Nah, kembali lagi kepada teroris yang berkaitan dengan syarat wajib puasa. Jika untuk menahan diri saja teroris itu tidak mampu, tentu pula tidak akan memenuhi syarat di atas. Baiklah mereka itu mengklaim diri sebagai pemeluk Islam, tetapi apakah mereka berakal sehat. Saya meyakini, teroris itu -- bila melihat syarat ini -- tentu mereka itu termasuk kelompok orang tidak waras. Orgil atau orang gila dan sebangsanya.
Karenanya, teroris itu tidak memenuhi syarat wajib puasa. Ya, alasannya mereka itu sudah tidak waras. Mengingat lagi puasa Ramadan itu adalah perintah Allah kepada orang beriman, yang percaya akan kekuasaan Allah dengan segala kasih sayang-Nya. Maka, sungguh tepat teroris itu tidak berhak mengkalim diri sebagai orang Islam.
Jadi, puasa (Ramadan) ini tidak diwajibkan kepada orang tidak waras. Sungguh tepat perintah puasa itu ditujukan kepada orang-orang yang beriman  (al-Baqarah [2] : 183). Lantas, para teroris itu agamanya apa? Entah lah. Sebab, Islam tak mengajarkan kekerasan.
Baca juga : Masih Ada Cahaya Rahmatan Lil Alamin dari Istiqlal
Belum lama ini penulis merasa terkejut. Kaget. Bukan lantaran ada bom akibat ulah teroris di Surabaya itu. Tapi kaget lantaran ada seorang ustaz, di kampung penulis, menyebut bahwa kegiatan nisfu sya'ban sebagai perbuatan bid'ah. Yaitu, suatu perbuatan yang dikerjakan tidak menurut contoh yang sudah ditetapkan, termasuk menambah atau mengurangi ketetapan.
Usai shalat magrib, sebelum memasuki pembacaan surat Yasin (tiga kali) bersama-sama, sang ustaz mengaku merasa jengkel bahwa melaksanakan kegitan nisfu sya'ban -- yang sudah berlangsung lama di kawasan itu -- tiba-tiba disebut sebagai bid'ah. Penulis menyadari alasan mengapa ia sampai kecewa, karena kegiatan atau acara sebagai persiapan menghadapi Ramadan itu seharusnya mendapat respon positif.
Bisa jadi, dugaan penulis, di kampung itu mulai muncul riak-riak upaya memecah silaturahim yang sudah terjalin baik. Tegasnya, ada upaya merusak ukhuwah Islamiyah atau persaudaraan Islam. Sepatutnya rasa persaudaraan itu dikuatkan melalui kekuatan iman dan menumbuhkan perasaan kasih sayang, persaudaraan, kemuliaan, dan rasa saling percaya terhadap saudara seakidah.

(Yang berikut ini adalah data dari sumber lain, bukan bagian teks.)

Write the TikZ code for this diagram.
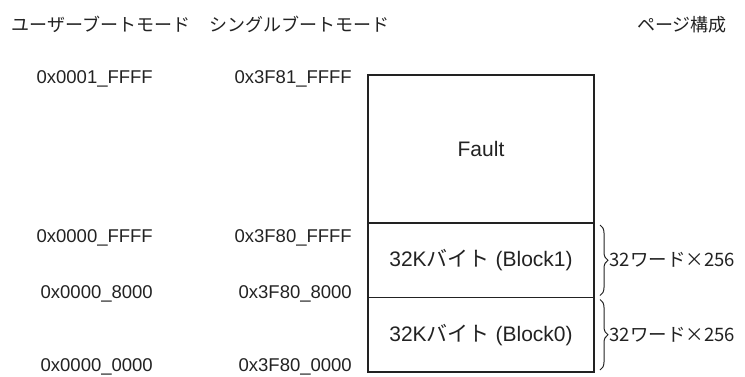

Pada malam Ramadan ini, saat menjelang ibadah shalat taraweh, ustaz H. Dudung selaku pemimpin masjid At Taubah, Ceger, Jakarta Timur, memberi tausiyah. Ia mengingatkan seluruh Jemaah agar tidak saling mencemooh bagi umat yang menjalani taraweh kurang dari 23 rakaat. Atau ada di antaranya shalat taraweh 11 rakaat. Semua bagus. Yang jelek adalah tidak melaksanakan taraweh sama sekali.
**
Yakinlah bahwa puasa di bulan Ramadan itu memiliki keistimewaan. Selain di bulan itu diturunkannya Alquran, sebagai petunjuk bagi manusia dan berikut penjelasannya, termasuk perbedaan antara yang hak dan batil. Pada bulan itu pula Allah mengampuni hamba-Nya yang berpuasa, Allah membuka pintu surge dan menutup pintu neraka.